Here are some ways this can be done:
Adjust committee structure to expand the scope of oversight — Traditionally, there are three main board committees — the nominating and governance committee, a human resources and compensation committee, and an audit committee. Outside of financial services companies, most boards do not have a risk committee, says Meyer. The increasing scope of enterprise risk issues winds up in the audit committee, but collectively “there is a skill gap on many boards, including within the audit committee, around how to even consider potential geopolitical or external threats,” he states.
Alter succession planning to address near-term needs — Boards are moving from a very rigid succession-planning process to a more flexible one, and they are shifting the priority of who they want to bring into the boardroom next, according to Meyer. To keep up with the pace of the external environment, this process needs to move more quickly to better add new capabilities and experience into the boardroom.
Involve company management in board evaluation and knowledge seeking — A small number of boards formally ask the CEO, CFO, general counsel, and other senior leadership team members who are in close contact with the board to annually participate in the board self-evaluation process. However, boards need to not only engage senior management in the process, but also should solicit feedback from major investors and key regulators on a regular basis, Meyer explains.

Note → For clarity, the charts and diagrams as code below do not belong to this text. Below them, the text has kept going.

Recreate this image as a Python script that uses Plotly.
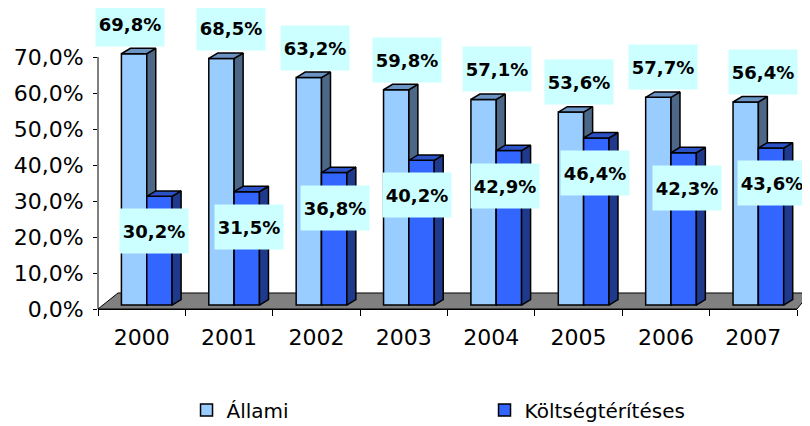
import plotly.graph_objects as go

# ---------------- data ----------------
years = ["2000", "2001", "2002", "2003", "2004", "2005", "2006", "2007"]
allami = [69.8, 68.5, 63.2, 59.8, 57.1, 53.6, 57.7, 56.4]
koltseg = [30.2, 31.5, 36.8, 40.2, 42.9, 46.4, 42.3, 43.6]
series_names = ["Állami", "Költségtérítéses"]
y_tick_vals = [0, 10, 20, 30, 40, 50, 60, 70]
y_tick_text = ["0,0%", "10,0%", "20,0%", "30,0%", "40,0%", "50,0%", "60,0%", "70,0%"]

# ---------------- styling / geometry ----------------
FONT = "DejaVu Sans"
Y_MAX = 80      # headroom so the tallest 3D bars are not clipped
AX_TOP = 70     # visible axis line ends here
BASE = 1.1      # bars sit slightly behind the front floor edge
W = 0.29        # bar width (category units)
DX = 0.103      # 3D depth offset, x
DY = 1.5        # 3D depth offset, y
OFF_A = -0.087
OFF_K = 0.203
lab_shift_a = [-12, 2, -1, 3, 6, 0, -3, 10]
lab_shift_k = [12, 20, 19, 13, 14, 16, 21, 19]

col_a = dict(front="#99CCFF", side="#4D6787", top="#6B93C4")
col_k = dict(front="#3366FF", side="#1F3A8C", top="#2C52C8")

xs = list(range(len(years)))


def fmt(v):
    return f"{v:.1f}".replace(".", ",") + "%"


def side_faces(offset, vals):
    px, py = [], []
    for i, v in zip(xs, vals):
        xr = i + offset + W / 2
        px += [xr, xr + DX, xr + DX, xr, xr, None]
        py += [BASE, BASE + DY, BASE + v + DY, BASE + v, BASE, None]
    return px, py


def top_faces(offset, vals):
    px, py = [], []
    for i, v in zip(xs, vals):
        xl = i + offset - W / 2
        xr = i + offset + W / 2
        t = BASE + v
        px += [xl, xl + DX, xr + DX, xr, xl, None]
        py += [t, t + DY, t + DY, t, t, None]
    return px, py


fig = go.Figure()


def add_series(name, vals, offset, col, xa, ya):
    fig.add_trace(go.Bar(
        name=name, x=[i + offset for i in xs], y=vals, base=BASE, width=W,
        marker=dict(color=col["front"], line=dict(color="black", width=1.5)),
        xaxis=xa, yaxis=ya, hoverinfo="skip"))
    sx, sy = side_faces(offset, vals)
    fig.add_trace(go.Scatter(
        x=sx, y=sy, mode="lines", fill="toself", fillcolor=col["side"],
        line=dict(color="black", width=1.5), showlegend=False,
        xaxis=xa, yaxis=ya, hoverinfo="skip"))
    tx, ty = top_faces(offset, vals)
    fig.add_trace(go.Scatter(
        x=tx, y=ty, mode="lines", fill="toself", fillcolor=col["top"],
        line=dict(color="black", width=1.5), showlegend=False,
        xaxis=xa, yaxis=ya, hoverinfo="skip"))


add_series(series_names[0], allami, OFF_A, col_a, "x", "y")
add_series(series_names[1], koltseg, OFF_K, col_k, "x2", "y2")

annotations = []
for i, v in enumerate(allami):
    annotations.append(dict(
        x=i, y=BASE + v, xref="x", yref="y", text=f"<b>{fmt(v)}</b>",
        showarrow=False, xshift=lab_shift_a[i], yshift=30,
        bgcolor="#CCFFFF", width=64, height=40, borderpad=2,
        font=dict(family=FONT, size=18, color="black")))
for i, v in enumerate(koltseg):
    annotations.append(dict(
        x=i, y=BASE + v, xref="x", yref="y", text=f"<b>{fmt(v)}</b>",
        showarrow=False, xshift=lab_shift_k[i], yshift=-35,
        bgcolor="#CCFFFF", width=64, height=40, borderpad=2,
        font=dict(family=FONT, size=18, color="black")))

# page body has an 8px margin, so the figure is 8px smaller than the window
fig.update_layout(
    width=802, height=418,
    margin=dict(l=90, r=13, t=13, b=117, autoexpand=False),
    paper_bgcolor="white", plot_bgcolor="rgba(0,0,0,0)",
    font=dict(family=FONT, color="black"),
    barmode="overlay",
    showlegend=True,
    legend=dict(orientation="h", xref="container", yref="container",
                x=0.2226, xanchor="left", y=0.0383, yanchor="middle",
                font=dict(family=FONT, size=20, color="black"),
                entrywidth=253, traceorder="normal", bgcolor="rgba(0,0,0,0)"),
    annotations=annotations,
    shapes=[
        dict(type="path", xref="paper", yref="paper", layer="below",
             path="M 0 0 L 0.0286 0.0556 L 1.0186 0.0556 L 1 0 Z",
             fillcolor="#808080", line=dict(color="black", width=1)),
        dict(type="line", xref="paper", yref="paper", layer="above",
             x0=0, x1=0, y0=0, y1=AX_TOP / Y_MAX,
             line=dict(color="black", width=1)),
    ],
    xaxis=dict(range=[-0.5, 7.5], tickmode="array", tickvals=xs, ticktext=years,
               ticks="", showline=True, linecolor="black", linewidth=1,
               showgrid=False, zeroline=False, fixedrange=True, automargin=False,
               tickfont=dict(family=FONT, size=22, color="black"),
               ticklabelstandoff=9,
               minor=dict(ticks="outside", tick0=0.5, dtick=1, ticklen=6,
                          tickcolor="black", showgrid=False)),
    yaxis=dict(range=[0, Y_MAX], tickmode="array", tickvals=y_tick_vals,
               ticktext=y_tick_text, ticks="outside", ticklen=4, tickcolor="black",
               showline=False, showgrid=False, automargin=False,
               zeroline=False, fixedrange=True, ticklabelstandoff=5,
               tickfont=dict(family=FONT, size=22, color="black")),
    xaxis2=dict(overlaying="x", anchor="y2", range=[-0.5, 7.5], visible=False),
    yaxis2=dict(overlaying="y", anchor="x2", range=[0, Y_MAX], visible=False),
)

fig.write_html("out.html")
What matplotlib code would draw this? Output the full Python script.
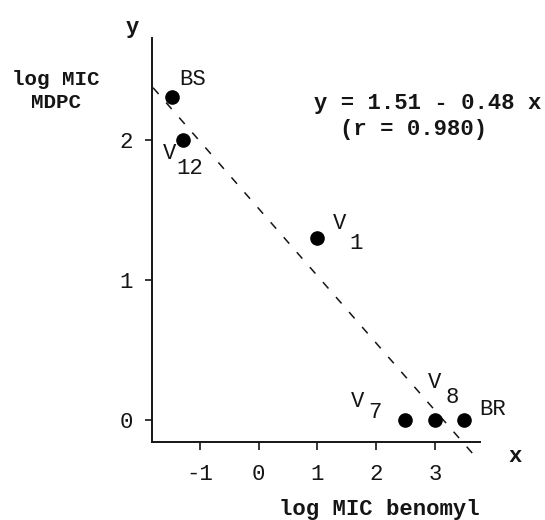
import matplotlib
matplotlib.use("Agg")
import matplotlib.pyplot as plt
import numpy as np

# data
strains = ["BS", "V", "V", "V", "V", "BR"]
subscripts = ["", "12", "1", "7", "8", ""]
log_mic_benomyl = [-1.48, -1.29, 1.00, 2.50, 3.00, 3.50]
log_mic_mdpc = [2.31, 2.00, 1.30, 0.00, 0.00, 0.00]

fit_intercept = 1.51
fit_slope = -0.48
fit_r = 0.980
fit_range = [-1.80, 3.74]

x_ticks = [-1, 0, 1, 2, 3]
y_ticks = [0, 1, 2]

# label offsets in pixels (name, subscript) relative to each point
name_offsets = [(21, 17), (-13, -13), (22, 15), (-48, 19), (0, 38), (28, 11)]
sub_offsets = [None, (7, -28), (39, -5), (-31, 8), (17, 23), None]

FONT = "Liberation Mono"
INK = "#151515"
FS = 16
W, H = 545, 520

fig = plt.figure(figsize=(W / 100, H / 100), dpi=100)
ax = fig.add_axes([152 / W, (H - 442) / H, (480 - 152) / W, (442 - 38) / H])

ax.plot(log_mic_benomyl, log_mic_mdpc, "o", color="black", ms=9.5, zorder=5)

xs = np.array(fit_range)
ax.plot(xs, fit_intercept + fit_slope * xs, color=INK, lw=1.1,
        dashes=(5.5, 7.5), clip_on=False)

for i, name in enumerate(strains):
    ax.annotate(name, (log_mic_benomyl[i], log_mic_mdpc[i]),
                xytext=name_offsets[i], textcoords="offset pixels",
                ha="center", va="center", family=FONT, fontsize=FS, color=INK)
    if subscripts[i]:
        ax.annotate(subscripts[i], (log_mic_benomyl[i], log_mic_mdpc[i]),
                    xytext=sub_offsets[i], textcoords="offset pixels",
                    ha="center", va="center", family=FONT, fontsize=FS,
                    color=INK)

ax.set_xlim(-1.818, 3.77)
ax.set_ylim(-0.157, 2.729)
ax.set_xticks(x_ticks)
ax.set_yticks(y_ticks)
ax.set_xticklabels([str(t) for t in x_ticks], family=FONT, fontsize=FS, color=INK)
ax.set_yticklabels([str(t) for t in y_ticks], family=FONT, fontsize=FS, color=INK)
ax.tick_params(axis="x", length=6, width=1.2, pad=10, color=INK)
ax.tick_params(axis="y", length=5, width=1.2, pad=9, color=INK)
for side in ("top", "right"):
    ax.spines[side].set_visible(False)
for side in ("left", "bottom"):
    ax.spines[side].set_linewidth(1.4)
    ax.spines[side].set_color(INK)
ax.patch.set_alpha(0)


def px(x, y):
    return x / W, 1 - y / H


fig.text(*px(132, 28), "y", ha="center", va="center", family=FONT,
         fontsize=FS, weight="bold", color=INK)
fig.text(*px(515, 457), "x", ha="center", va="center", family=FONT,
         fontsize=FS, weight="bold", color=INK)
fig.text(*px(56, 91), "log MIC\nMDPC", ha="center", va="center",
         multialignment="center", family=FONT, fontsize=FS - 1, weight="bold",
         color=INK, linespacing=1.25)
fig.text(*px(379, 510), "log MIC benomyl", ha="center", va="center",
         family=FONT, fontsize=FS, weight="bold", color=INK)
fig.text(*px(428, 103), f"y = {fit_intercept:.2f} - {abs(fit_slope):.2f} x",
         ha="center", va="center", family=FONT, fontsize=FS, weight="bold",
         color=INK)
fig.text(*px(414, 130), f"(r = {fit_r:.3f})", ha="center", va="center",
         family=FONT, fontsize=FS, weight="bold", color=INK)

fig.savefig("out.png", dpi=100)
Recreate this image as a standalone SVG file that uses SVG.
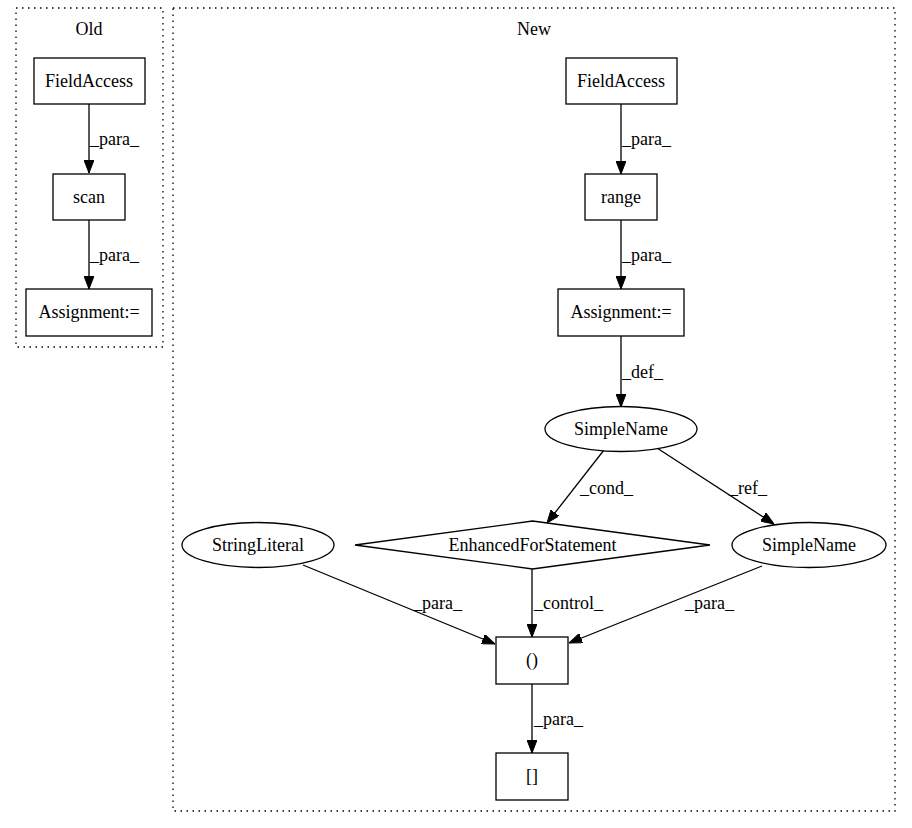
<svg xmlns="http://www.w3.org/2000/svg" width="912" height="828" viewBox="0 0 912 828">
<defs>
<style>
text { font-family: "Liberation Serif", "Times New Roman", serif; font-size: 18px; fill: #000; }
.c { text-anchor: middle; }
.node { fill: #fff; stroke: #000; stroke-width: 1.3; }
.edge { fill: none; stroke: #000; stroke-width: 1.3; marker-end: url(#arrow); }
.cluster { fill: none; stroke: #000; stroke-width: 1.3; stroke-dasharray: 1.5,4.5; }
</style>
<marker id="arrow" markerUnits="userSpaceOnUse" viewBox="0 0 13 10" markerWidth="13" markerHeight="10" refX="13" refY="5" orient="auto">
<path d="M0,0 L13,5 L0,10 z" fill="#000" stroke="#000" stroke-width="1"/>
</marker>
</defs>
<rect width="912" height="828" fill="#fff"/>

<g id="cluster_old">
<rect class="cluster" x="16" y="8" width="147" height="339"/>
<text class="c" x="89" y="35">Old</text>
</g>
<g id="cluster_new">
<rect class="cluster" x="173" y="8" width="722" height="803"/>
<text class="c" x="534" y="35">New</text>
</g>

<g id="connectors">
<line class="edge" x1="89" y1="104" x2="89" y2="173"/>
<text x="90" y="145">_para_</text>
<line class="edge" x1="89" y1="220" x2="89" y2="289"/>
<text x="90" y="261">_para_</text>

<line class="edge" x1="621" y1="104" x2="621" y2="174"/>
<text x="622" y="145">_para_</text>
<line class="edge" x1="621" y1="220" x2="621" y2="289"/>
<text x="622" y="261">_para_</text>
<line class="edge" x1="621" y1="336" x2="621" y2="407"/>
<text x="622" y="378">_def_</text>
<line class="edge" x1="604" y1="450" x2="547" y2="523"/>
<text x="580" y="494">_cond_</text>
<line class="edge" x1="657" y1="448" x2="774" y2="524"/>
<text x="729" y="494">_ref_</text>
<line class="edge" x1="303" y1="565" x2="495" y2="644"/>
<text x="413" y="609">_para_</text>
<line class="edge" x1="532" y1="569" x2="532" y2="637"/>
<text x="534" y="609">_control_</text>
<line class="edge" x1="762" y1="566" x2="569" y2="643"/>
<text x="685" y="609">_para_</text>
<line class="edge" x1="532" y1="684" x2="532" y2="753"/>
<text x="534" y="725">_para_</text>
</g>

<g id="old_fieldaccess">
<rect class="node" x="34" y="58" width="111" height="46"/>
<text class="c" x="89" y="87">FieldAccess</text>
</g>
<g id="old_scan">
<rect class="node" x="53" y="174" width="72" height="46"/>
<text class="c" x="89" y="203">scan</text>
</g>
<g id="old_assignment">
<rect class="node" x="26" y="289" width="126" height="47"/>
<text class="c" x="89" y="318">Assignment:=</text>
</g>

<g id="new_fieldaccess">
<rect class="node" x="566" y="58" width="111" height="46"/>
<text class="c" x="621" y="87">FieldAccess</text>
</g>
<g id="new_range">
<rect class="node" x="585" y="174" width="72" height="46"/>
<text class="c" x="621" y="203">range</text>
</g>
<g id="new_assignment">
<rect class="node" x="558" y="289" width="126" height="47"/>
<text class="c" x="621" y="318">Assignment:=</text>
</g>
<g id="simplename_def">
<ellipse class="node" cx="621" cy="429" rx="76" ry="22.5"/>
<text class="c" x="621" y="435">SimpleName</text>
</g>
<g id="stringliteral">
<ellipse class="node" cx="258" cy="545" rx="76" ry="22.5"/>
<text class="c" x="258" y="551">StringLiteral</text>
</g>
<g id="enhancedfor">
<polygon class="node" points="532.5,521 710,545 532.5,569 355,545"/>
<text class="c" x="532.5" y="551">EnhancedForStatement</text>
</g>
<g id="simplename_ref">
<ellipse class="node" cx="809" cy="545" rx="77" ry="22.5"/>
<text class="c" x="809" y="551">SimpleName</text>
</g>
<g id="paren">
<rect class="node" x="496" y="637" width="72" height="47"/>
<text class="c" x="532" y="666">()</text>
</g>
<g id="brackets">
<rect class="node" x="496" y="753" width="72" height="47"/>
<text class="c" x="532" y="782">[]</text>
</g>
</svg>
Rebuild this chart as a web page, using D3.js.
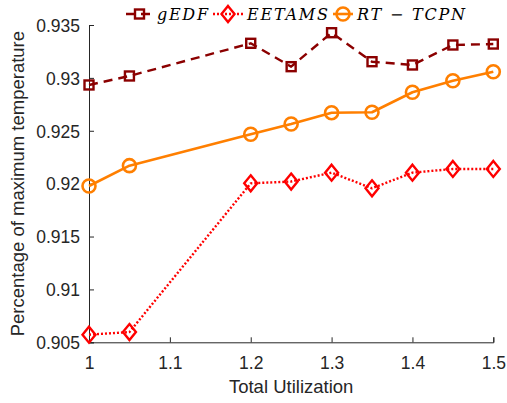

Involving company leaders in the process will help the board target specific areas for future development and prioritize skill gaps that need to be addressed, while external stakeholders will provide new perspectives on market risks and external threats and opportunities that can help shape the future board agenda.
Evolve board culture — The next generation of board members are changing the governance culture and expecting individual performance to be part of boards’ annual evaluation processes. While progress on diversifying boards over the last five years has been significant, it needs to speed up. The next generation of board members have advanced in their career by successfully growing, learning, and developing through receiving feedback, and they are bringing this expectation into boardrooms. “The relevancy in the boardroom for corporate directors who are no longer working day-to-day running companies and functions is on a faster decline rate than ever before,” Meyer says.
To help offset the trend, there needs to be proactive, continuous learning experiences for board members. And while adding ongoing learning on top of other board issues will be a challenge, it is critically necessary to maintain adequate board performance and oversight across a broadening and ever-changing boardroom agenda.